start Record set
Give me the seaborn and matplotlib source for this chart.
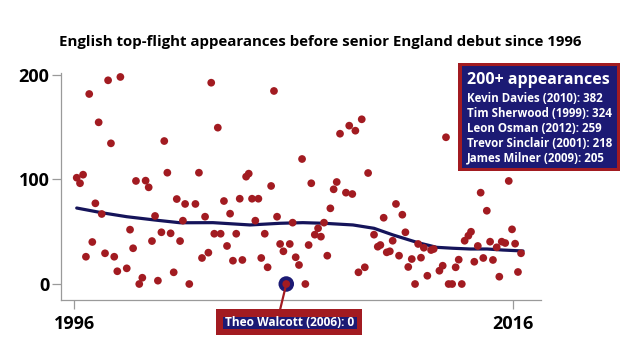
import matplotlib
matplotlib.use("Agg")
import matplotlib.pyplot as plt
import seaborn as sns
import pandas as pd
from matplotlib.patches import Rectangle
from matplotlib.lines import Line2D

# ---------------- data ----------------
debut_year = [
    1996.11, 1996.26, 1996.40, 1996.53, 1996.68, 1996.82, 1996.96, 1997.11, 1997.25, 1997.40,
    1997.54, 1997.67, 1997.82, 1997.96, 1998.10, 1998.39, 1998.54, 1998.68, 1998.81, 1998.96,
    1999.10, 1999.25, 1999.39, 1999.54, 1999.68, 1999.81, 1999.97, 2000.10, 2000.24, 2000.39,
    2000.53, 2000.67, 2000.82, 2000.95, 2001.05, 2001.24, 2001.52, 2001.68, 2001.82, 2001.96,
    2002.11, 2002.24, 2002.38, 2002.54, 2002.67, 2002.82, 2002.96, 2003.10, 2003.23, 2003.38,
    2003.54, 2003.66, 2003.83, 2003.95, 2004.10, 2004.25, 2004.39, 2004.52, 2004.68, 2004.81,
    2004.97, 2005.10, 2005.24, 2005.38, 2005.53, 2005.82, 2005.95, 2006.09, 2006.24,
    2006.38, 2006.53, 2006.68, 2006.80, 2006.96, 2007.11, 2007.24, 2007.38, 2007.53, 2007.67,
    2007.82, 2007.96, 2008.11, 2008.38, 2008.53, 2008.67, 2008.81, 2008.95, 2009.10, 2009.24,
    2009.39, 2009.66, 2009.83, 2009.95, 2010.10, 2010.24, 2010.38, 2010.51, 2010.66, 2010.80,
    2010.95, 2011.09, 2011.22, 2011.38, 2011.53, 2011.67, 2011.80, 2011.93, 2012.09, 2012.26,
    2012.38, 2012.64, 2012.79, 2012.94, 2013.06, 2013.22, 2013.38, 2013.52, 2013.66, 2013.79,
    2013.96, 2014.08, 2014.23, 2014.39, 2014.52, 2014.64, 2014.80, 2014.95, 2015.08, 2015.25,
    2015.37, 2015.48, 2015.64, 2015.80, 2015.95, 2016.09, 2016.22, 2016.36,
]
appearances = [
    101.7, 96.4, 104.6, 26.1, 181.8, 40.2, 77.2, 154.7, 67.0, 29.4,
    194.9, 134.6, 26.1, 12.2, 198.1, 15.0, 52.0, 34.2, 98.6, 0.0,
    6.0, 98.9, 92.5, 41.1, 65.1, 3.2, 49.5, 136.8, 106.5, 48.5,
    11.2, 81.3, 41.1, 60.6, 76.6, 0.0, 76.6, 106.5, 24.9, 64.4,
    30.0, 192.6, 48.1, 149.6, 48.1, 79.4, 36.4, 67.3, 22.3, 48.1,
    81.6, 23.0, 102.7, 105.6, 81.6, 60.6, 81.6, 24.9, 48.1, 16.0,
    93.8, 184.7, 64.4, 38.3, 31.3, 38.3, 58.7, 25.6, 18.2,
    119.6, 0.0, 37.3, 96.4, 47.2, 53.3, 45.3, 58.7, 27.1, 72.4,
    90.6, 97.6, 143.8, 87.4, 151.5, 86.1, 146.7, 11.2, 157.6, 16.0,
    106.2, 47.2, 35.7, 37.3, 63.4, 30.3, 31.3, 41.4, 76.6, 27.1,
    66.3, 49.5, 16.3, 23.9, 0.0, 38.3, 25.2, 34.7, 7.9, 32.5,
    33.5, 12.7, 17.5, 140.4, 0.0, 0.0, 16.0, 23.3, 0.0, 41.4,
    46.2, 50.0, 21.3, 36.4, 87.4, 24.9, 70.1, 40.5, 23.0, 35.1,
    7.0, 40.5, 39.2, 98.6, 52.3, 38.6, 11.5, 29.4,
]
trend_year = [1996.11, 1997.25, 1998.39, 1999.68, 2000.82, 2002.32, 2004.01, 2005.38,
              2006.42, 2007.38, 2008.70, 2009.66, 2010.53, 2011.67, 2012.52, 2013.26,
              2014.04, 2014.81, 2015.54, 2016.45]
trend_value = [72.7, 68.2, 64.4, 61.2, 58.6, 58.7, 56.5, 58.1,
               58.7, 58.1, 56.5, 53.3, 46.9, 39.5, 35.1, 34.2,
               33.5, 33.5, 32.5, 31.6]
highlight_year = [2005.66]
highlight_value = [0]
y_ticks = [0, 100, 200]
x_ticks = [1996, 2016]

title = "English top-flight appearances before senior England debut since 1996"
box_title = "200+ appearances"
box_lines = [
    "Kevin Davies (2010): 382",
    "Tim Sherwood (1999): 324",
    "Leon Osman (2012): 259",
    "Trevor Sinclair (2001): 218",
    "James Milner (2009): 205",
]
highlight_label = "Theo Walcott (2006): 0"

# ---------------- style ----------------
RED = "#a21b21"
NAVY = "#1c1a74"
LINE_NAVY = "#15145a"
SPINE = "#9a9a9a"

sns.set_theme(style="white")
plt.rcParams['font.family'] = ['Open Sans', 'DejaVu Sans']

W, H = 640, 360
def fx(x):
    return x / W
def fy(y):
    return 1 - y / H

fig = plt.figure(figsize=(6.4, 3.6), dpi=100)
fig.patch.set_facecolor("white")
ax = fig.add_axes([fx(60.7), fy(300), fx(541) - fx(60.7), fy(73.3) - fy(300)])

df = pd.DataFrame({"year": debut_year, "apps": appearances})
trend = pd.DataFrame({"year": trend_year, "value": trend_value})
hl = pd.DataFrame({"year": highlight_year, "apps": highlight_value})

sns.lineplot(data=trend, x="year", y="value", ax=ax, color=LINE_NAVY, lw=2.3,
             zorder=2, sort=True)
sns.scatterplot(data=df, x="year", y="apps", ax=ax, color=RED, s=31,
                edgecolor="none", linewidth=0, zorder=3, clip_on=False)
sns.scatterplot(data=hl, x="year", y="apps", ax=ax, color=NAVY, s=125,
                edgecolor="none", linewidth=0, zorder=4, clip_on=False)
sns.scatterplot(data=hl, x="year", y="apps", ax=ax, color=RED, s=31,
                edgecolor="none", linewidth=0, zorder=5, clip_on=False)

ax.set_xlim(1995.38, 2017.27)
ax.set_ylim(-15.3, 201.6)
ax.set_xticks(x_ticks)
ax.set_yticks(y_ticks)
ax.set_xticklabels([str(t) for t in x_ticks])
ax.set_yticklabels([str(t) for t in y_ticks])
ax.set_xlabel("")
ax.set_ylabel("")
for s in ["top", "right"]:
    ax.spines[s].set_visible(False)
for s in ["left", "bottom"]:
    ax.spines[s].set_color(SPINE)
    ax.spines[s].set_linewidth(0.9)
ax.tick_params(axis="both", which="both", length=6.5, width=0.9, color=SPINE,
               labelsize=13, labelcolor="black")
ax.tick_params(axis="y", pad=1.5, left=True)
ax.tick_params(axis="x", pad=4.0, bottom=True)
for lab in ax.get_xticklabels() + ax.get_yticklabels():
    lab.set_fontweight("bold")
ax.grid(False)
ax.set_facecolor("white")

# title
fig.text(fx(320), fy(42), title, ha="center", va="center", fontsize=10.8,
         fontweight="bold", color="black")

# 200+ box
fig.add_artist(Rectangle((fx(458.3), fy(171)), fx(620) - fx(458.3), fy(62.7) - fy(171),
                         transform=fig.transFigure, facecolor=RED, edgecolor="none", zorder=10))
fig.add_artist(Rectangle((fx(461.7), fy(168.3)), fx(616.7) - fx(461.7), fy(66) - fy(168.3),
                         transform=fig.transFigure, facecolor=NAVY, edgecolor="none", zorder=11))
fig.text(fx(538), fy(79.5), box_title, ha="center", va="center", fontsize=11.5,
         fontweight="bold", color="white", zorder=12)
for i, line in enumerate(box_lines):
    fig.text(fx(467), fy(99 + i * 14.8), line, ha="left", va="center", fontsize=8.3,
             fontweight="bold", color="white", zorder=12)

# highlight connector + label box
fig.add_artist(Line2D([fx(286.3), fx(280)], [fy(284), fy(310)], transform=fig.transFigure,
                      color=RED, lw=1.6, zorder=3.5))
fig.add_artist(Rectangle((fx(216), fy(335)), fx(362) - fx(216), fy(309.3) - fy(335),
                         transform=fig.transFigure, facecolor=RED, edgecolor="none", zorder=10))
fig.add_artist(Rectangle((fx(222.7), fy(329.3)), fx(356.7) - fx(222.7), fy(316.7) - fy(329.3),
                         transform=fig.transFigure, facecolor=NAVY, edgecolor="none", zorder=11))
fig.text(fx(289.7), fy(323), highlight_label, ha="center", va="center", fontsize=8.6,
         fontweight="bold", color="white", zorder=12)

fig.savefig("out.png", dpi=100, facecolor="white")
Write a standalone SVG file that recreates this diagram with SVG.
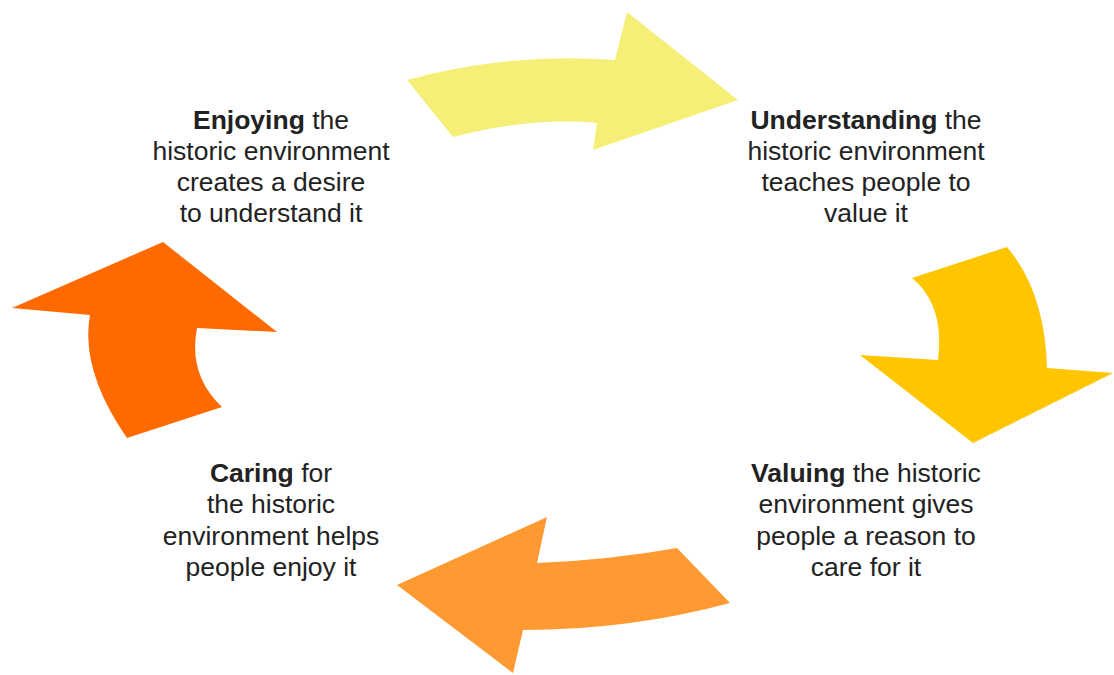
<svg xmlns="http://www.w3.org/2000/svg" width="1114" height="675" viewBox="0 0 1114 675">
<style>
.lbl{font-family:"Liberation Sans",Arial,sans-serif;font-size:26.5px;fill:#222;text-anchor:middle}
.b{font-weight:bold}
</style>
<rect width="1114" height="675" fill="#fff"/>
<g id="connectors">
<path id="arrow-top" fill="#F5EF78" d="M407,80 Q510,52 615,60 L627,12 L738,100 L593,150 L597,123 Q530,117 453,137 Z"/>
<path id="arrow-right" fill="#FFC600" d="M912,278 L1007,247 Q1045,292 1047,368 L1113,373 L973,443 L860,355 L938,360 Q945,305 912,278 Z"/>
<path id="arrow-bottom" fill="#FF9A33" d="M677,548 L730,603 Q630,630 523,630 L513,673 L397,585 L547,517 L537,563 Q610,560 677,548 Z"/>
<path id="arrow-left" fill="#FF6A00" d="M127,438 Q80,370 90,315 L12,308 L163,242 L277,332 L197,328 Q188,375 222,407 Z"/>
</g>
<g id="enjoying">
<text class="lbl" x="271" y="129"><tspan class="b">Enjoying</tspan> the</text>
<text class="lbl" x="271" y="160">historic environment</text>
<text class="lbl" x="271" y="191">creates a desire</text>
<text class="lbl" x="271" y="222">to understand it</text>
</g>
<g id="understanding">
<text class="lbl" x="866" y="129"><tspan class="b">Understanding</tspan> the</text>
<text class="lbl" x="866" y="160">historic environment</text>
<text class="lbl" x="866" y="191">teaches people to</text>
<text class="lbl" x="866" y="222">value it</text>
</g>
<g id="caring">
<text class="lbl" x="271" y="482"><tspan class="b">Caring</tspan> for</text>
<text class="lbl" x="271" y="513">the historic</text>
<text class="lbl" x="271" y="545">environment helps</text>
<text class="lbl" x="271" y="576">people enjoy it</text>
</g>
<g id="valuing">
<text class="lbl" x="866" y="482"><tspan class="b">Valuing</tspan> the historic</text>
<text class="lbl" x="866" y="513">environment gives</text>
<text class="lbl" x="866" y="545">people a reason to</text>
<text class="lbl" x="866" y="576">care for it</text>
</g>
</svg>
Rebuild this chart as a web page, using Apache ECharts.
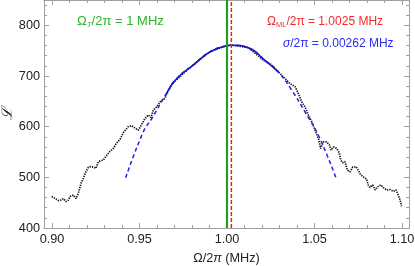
end Record set
Show all lines above holding "this".

Give me the seaborn and matplotlib source for this chart.
Write a standalone SVG file that recreates this diagram with SVG.
Rebuild this chart as a web page, using Apache ECharts.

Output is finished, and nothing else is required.